[start Data rows]

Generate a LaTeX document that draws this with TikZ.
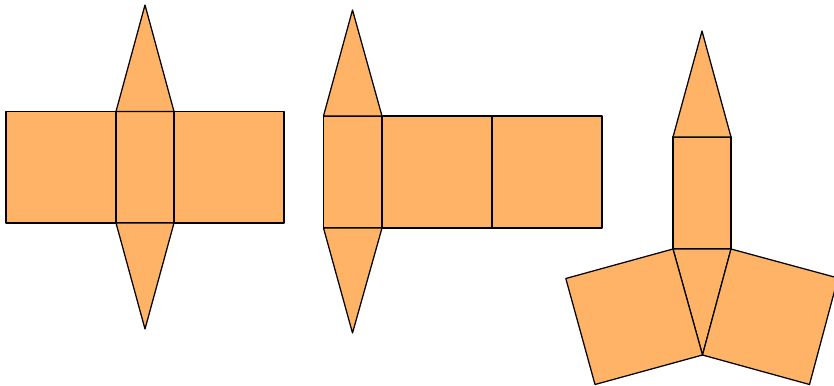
\documentclass[tikz,border=0pt]{standalone}
\usepackage{tikz}

\definecolor{netfill}{RGB}{255,179,102}

\begin{document}
\begin{tikzpicture}[
        x=1pt, y=-1pt,
        face/.style={draw=black, fill=netfill, line width=1.25pt, line join=round}
    ]
        \useasboundingbox (0,0) rectangle (834,385);

        % first net
        \draw[face] (6,111.5) rectangle (116,223);
        \draw[face] (116,111.5) rectangle (174,223);
        \draw[face] (174,111.5) rectangle (284,223);
        \draw[face] (116,111.5) -- (145,5) -- (174,111.5) -- cycle;
        \draw[face] (116,223) -- (145,329) -- (174,223) -- cycle;

        % second net
        \draw[face] (323.5,116) rectangle (382,228);
        \draw[face] (382,116) rectangle (492,228);
        \draw[face] (492,116) rectangle (602,228);
        \draw[face] (323.5,116) -- (352.5,10) -- (382,116) -- cycle;
        \draw[face] (323.5,228) -- (352.5,333) -- (382,228) -- cycle;

        % third net
        \draw[face] (673,137) rectangle (731,249);
        \draw[face] (673,137) -- (702,31) -- (731,137) -- cycle;
        \draw[face] (673,249) -- (731,249) -- (702.5,355) -- cycle;
        \draw[face] (673,249) -- (702.5,355) -- (595,384.5) -- (565.8,278.5) -- cycle;
        \draw[face] (731,249) -- (702.5,355) -- (809.5,384.5) -- (838,278) -- cycle;

\end{tikzpicture}
\end{document}
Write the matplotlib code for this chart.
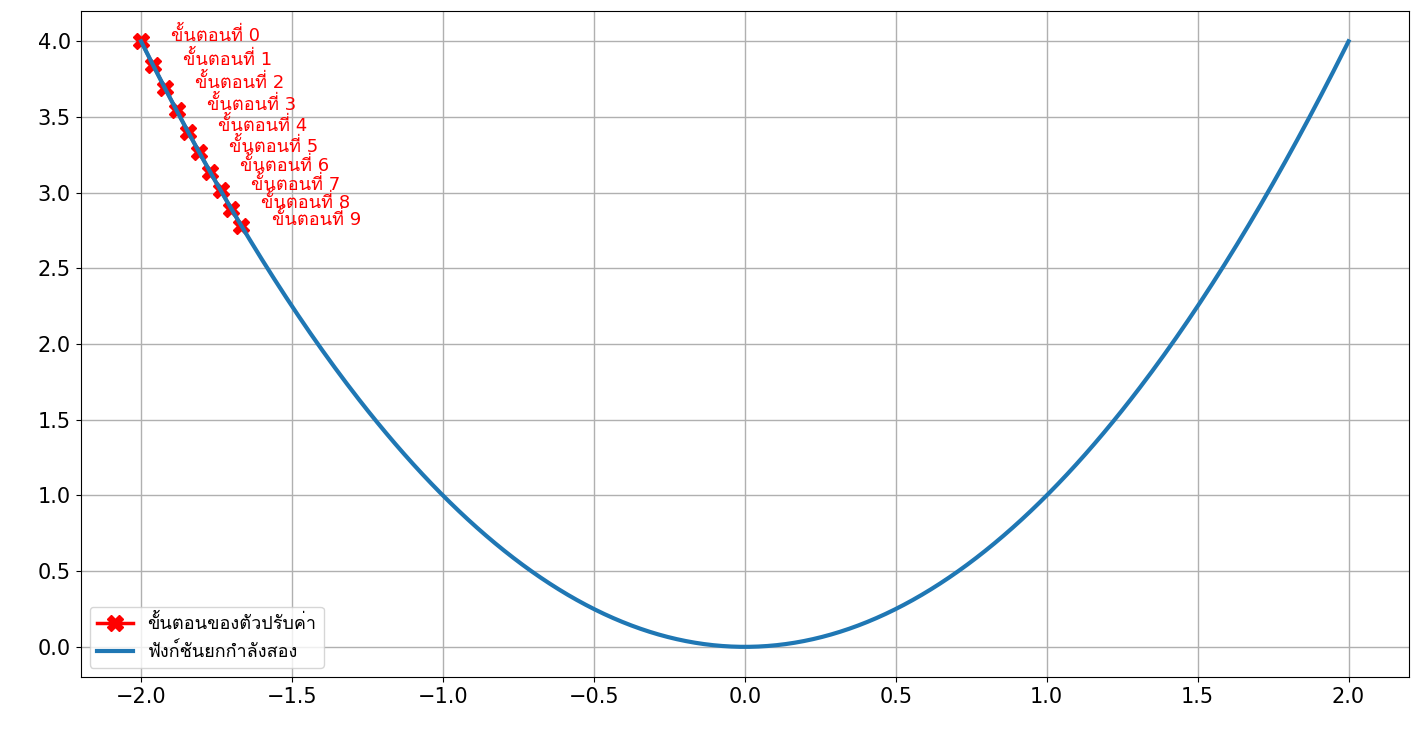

[end Data rows]

■ **Task prompt**
Reproduce only the lines of the records from the start up to and including the line that holds "(0,0) rectangle (834,385);"; do not carry over any picture.

■ **Answer to the exercise**
Generate a LaTeX document that draws this with TikZ.
\documentclass[tikz,border=0pt]{standalone}
\usepackage{tikz}

\definecolor{netfill}{RGB}{255,179,102}

\begin{document}
\begin{tikzpicture}[
        x=1pt, y=-1pt,
        face/.style={draw=black, fill=netfill, line width=1.25pt, line join=round}
    ]
        \useasboundingbox (0,0) rectangle (834,385);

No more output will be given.